▶ [SET PROBLEM]
Retype nothing but the lines from the start of the material up to and including the line with "pou_total = [12298, 16936, 23457]". Pictures don't belong in the copy.

▶ [DATA EXTRACT]
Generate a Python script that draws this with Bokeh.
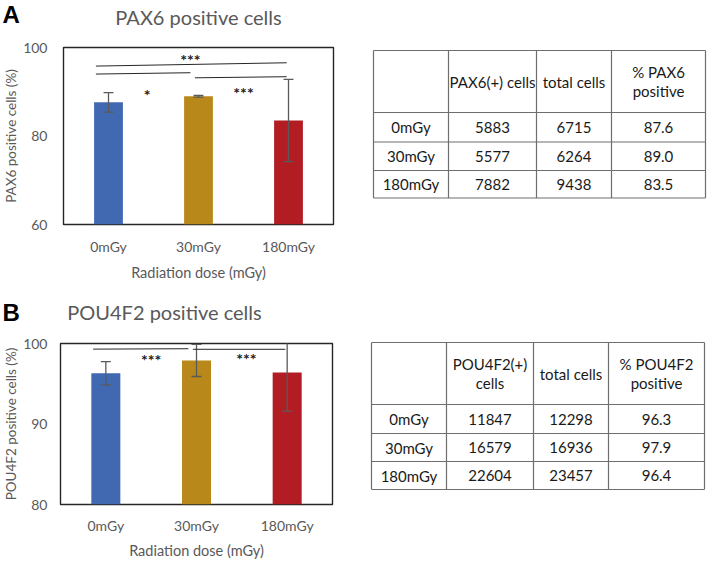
from bokeh.plotting import figure
from bokeh.models import Range1d, FixedTicker, ColumnDataSource
from bokeh.layouts import column, row
from bokeh.embed import file_html
from bokeh.resources import INLINE

# ---------------- data ----------------
doses = ["0mGy", "30mGy", "180mGy"]
bar_colors = ["#4069B1", "#B8891A", "#B21D24"]

pax6_pct = [87.6, 89.0, 83.5]
pax6_err = [2.2, 0.2, 9.3]
pax6_pos = [5883, 5577, 7882]
pax6_total = [6715, 6264, 9438]

pou_pct = [96.3, 97.9, 96.4]
pou_err = [1.45, 2.0, 4.8]
pou_pos = [11847, 16579, 22604]
pou_total = [12298, 16936, 23457]

# significance brackets: (from group, to group, left y, right y)
pax6_sig_lines = [(0, 2, 95.8, 96.55), (0, 1, 94.0, 94.3), (1, 2, 93.15, 93.4)]
pax6_sig_text = [("***", 1.41, 97.3), ("*", 0.93, 89.4), ("***", 2.0, 89.8)]
pou_sig_lines = [(0, 1, 99.3, 99.35), (1, 2, 99.28, 99.28)]
pou_sig_text = [("***", 1.0, 98.0), ("***", 2.05, 98.1)]

pax6_header = ["", "PAX6(+) cells", "total cells", "% PAX6\npositive"]
pou_header = ["", "POU4F2(+)\ncells", "total cells", "% POU4F2\npositive"]

TXT = "#595959"
FONT = "Lato"


def blank_fig(width, height):
    p = figure(width=width, height=height, output_backend="svg", toolbar_location=None,
               x_range=Range1d(0, width), y_range=Range1d(height, 0),
               min_border=0, frame_align=False)
    p.axis.visible = False
    p.grid.visible = False
    p.outline_line_color = None
    return p


def header(title, letter, height, title_x, title_y, letter_y):
    p = blank_fig(355, height)
    p.text(x=[title_x], y=[title_y], text=[title], text_align="center",
           text_baseline="middle", text_font={"value": FONT}, text_font_size="20px",
           text_color=TXT)
    p.text(x=[2], y=[letter_y], text=[letter], text_align="left",
           text_baseline="middle", text_font={"value": "Liberation Sans"},
           text_font_style="bold", text_font_size="24px", text_color="black")
    return p


def bar_chart(pct, err, ylo, yticks, ylabel, sig_lines, sig_text,
              height, bl, br, bt, bb, x_std, xl_std, y_std):
    p = figure(width=355, height=height, output_backend="svg", toolbar_location=None,
               x_range=Range1d(0, 3), y_range=Range1d(ylo, 100),
               min_border_left=bl, min_border_right=br, min_border_top=bt,
               min_border_bottom=bb, frame_align=False)
    p.outline_line_color = "#262626"
    p.outline_line_width = 1.4
    p.xgrid.visible = False
    p.ygrid.visible = False

    xs = [i + 0.5 for i in range(len(doses))]
    lo = [v - e for v, e in zip(pct, err)]
    hi = [v + e for v, e in zip(pct, err)]
    src = ColumnDataSource(dict(x=xs, top=pct, color=bar_colors, lo=lo, hi=hi))
    p.vbar(x="x", top="top", bottom=ylo, width=0.32, fill_color="color",
           line_color=None, source=src)
    # error bars
    p.segment(x0="x", x1="x", y0="lo", y1="hi", line_color="#5a5a5a",
              line_width=1.3, source=src)
    cap = 0.055
    p.segment(x0=[x - cap for x in xs], x1=[x + cap for x in xs], y0=lo, y1=lo,
              line_color="#5a5a5a", line_width=1.3)
    p.segment(x0=[x - cap for x in xs], x1=[x + cap for x in xs], y0=hi, y1=hi,
              line_color="#5a5a5a", line_width=1.3)

    # significance lines
    x0s, x1s, y0s, y1s = [], [], [], []
    for i, j, ya, yb in sig_lines:
        x0s.append(i + 0.5 - (0.14 if i == 0 else 0.04))
        x1s.append(j + 0.5 - (0.02 if j == 2 else 0.09))
        y0s.append(ya)
        y1s.append(yb)
    p.segment(x0=x0s, x1=x1s, y0=y0s, y1=y1s, line_color="#262626", line_width=1)
    p.text(x=[t[1] for t in sig_text], y=[t[2] for t in sig_text],
           text=[t[0] for t in sig_text], text_align="center",
           text_baseline="middle", text_font_size="16px", text_font_style="bold",
           text_color="#1a1a1a", text_font={"value": FONT})

    # axes
    p.xaxis.ticker = FixedTicker(ticks=xs)
    p.xaxis.major_label_overrides = {x: d for x, d in zip(xs, doses)}
    p.yaxis.ticker = FixedTicker(ticks=yticks)
    for ax in (p.xaxis[0], p.yaxis[0]):
        ax.axis_line_color = None
        ax.major_tick_line_color = None
        ax.minor_tick_line_color = None
        ax.major_tick_out = 0
        ax.major_tick_in = 0
        ax.major_label_text_font = FONT
        ax.major_label_text_font_size = "14px"
        ax.major_label_text_color = TXT
        ax.axis_label_text_font = FONT
        ax.axis_label_text_font_style = "normal"
        ax.axis_label_text_color = TXT
    p.xaxis.axis_label = "Radiation dose (mGy)"
    p.xaxis.axis_label_text_font_size = "14.5px"
    p.xaxis.major_label_standoff = x_std
    p.xaxis.axis_label_standoff = xl_std
    p.yaxis.axis_label = ylabel
    p.yaxis.axis_label_text_font_size = "13.5px"
    p.yaxis.major_label_standoff = y_std
    p.yaxis.axis_label_standoff = 1
    return p


def table(hdr, pos, total, pct, height, top, left, col_w, row_h):
    W = 353
    p = blank_fig(W, height)
    xe = [left]
    for w in col_w:
        xe.append(xe[-1] + w)
    ye = [top]
    for h in row_h:
        ye.append(ye[-1] + h)
    p.segment(x0=xe, x1=xe, y0=[ye[0]] * len(xe), y1=[ye[-1]] * len(xe),
              line_color="#6e6e6e", line_width=1.2)
    p.segment(x0=[xe[0]] * len(ye), x1=[xe[-1]] * len(ye), y0=ye, y1=ye,
              line_color="#6e6e6e", line_width=1.2)
    cx = [(xe[k] + xe[k + 1]) / 2 for k in range(4)]
    cy = [(ye[k] + ye[k + 1]) / 2 for k in range(4)]
    tx, ty, tt = [], [], []
    for k, h in enumerate(hdr):
        lines = h.split("\n")
        n = len(lines)
        for m, ln in enumerate(lines):
            if ln:
                tx.append(cx[k])
                ty.append(cy[0] + (m - (n - 1) / 2) * 19)
                tt.append(ln)
    for r in range(3):
        vals = [doses[r], str(pos[r]), str(total[r]), f"{pct[r]:.1f}"]
        for k, v in enumerate(vals):
            tx.append(cx[k])
            ty.append(cy[r + 1])
            tt.append(v)
    p.text(x=tx, y=ty, text=tt, text_align="center", text_baseline="middle",
           text_font={"value": FONT}, text_font_size="15px", text_color="#1a1a1a")
    return p


hA = header("PAX6 positive cells", "A", 30, 198, 16, 14)
pA = bar_chart(pax6_pct, pax6_err, 60, [60, 80, 100], "PAX6 positive cells (%)",
               pax6_sig_lines, pax6_sig_text, 260, 61, 22, 17, 66, 13, 6, 16)
hB = header("POU4F2 positive cells", "B", 36, 164, 21, 22)
pB = bar_chart(pou_pct, pou_err, 80, [80, 90, 100], "POU4F2 positive cells (%)",
               pou_sig_lines, pou_sig_text, 235, 58, 23, 17, 50, 12, 5, 13)

pct_A = [round(a / b * 100, 1) for a, b in zip(pax6_pos, pax6_total)]
pct_B = [round(a / b * 100, 1) for a, b in zip(pou_pos, pou_total)]
tA = table(pax6_header, pax6_pos, pax6_total, pct_A, 290, 50, 18,
           [75, 88, 75, 94], [62, 29.5, 28.5, 27.5])
tB = table(pou_header, pou_pos, pou_total, pct_B, 271, 52, 16,
           [75, 87, 75, 96], [62, 29, 28, 28])

layout = column(row(column(hA, pA), tA), row(column(hB, pB), tB))
open("out.html", "w").write(file_html(layout, INLINE))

▶ [SOLUTION FOR THIS PROBLEM]
Generate a Python script that draws this with Bokeh.
from bokeh.plotting import figure
from bokeh.models import Range1d, FixedTicker, ColumnDataSource
from bokeh.layouts import column, row
from bokeh.embed import file_html
from bokeh.resources import INLINE

# ---------------- data ----------------
doses = ["0mGy", "30mGy", "180mGy"]
bar_colors = ["#4069B1", "#B8891A", "#B21D24"]

pax6_pct = [87.6, 89.0, 83.5]
pax6_err = [2.2, 0.2, 9.3]
pax6_pos = [5883, 5577, 7882]
pax6_total = [6715, 6264, 9438]

pou_pct = [96.3, 97.9, 96.4]
pou_err = [1.45, 2.0, 4.8]
pou_pos = [11847, 16579, 22604]
pou_total = [12298, 16936, 23457]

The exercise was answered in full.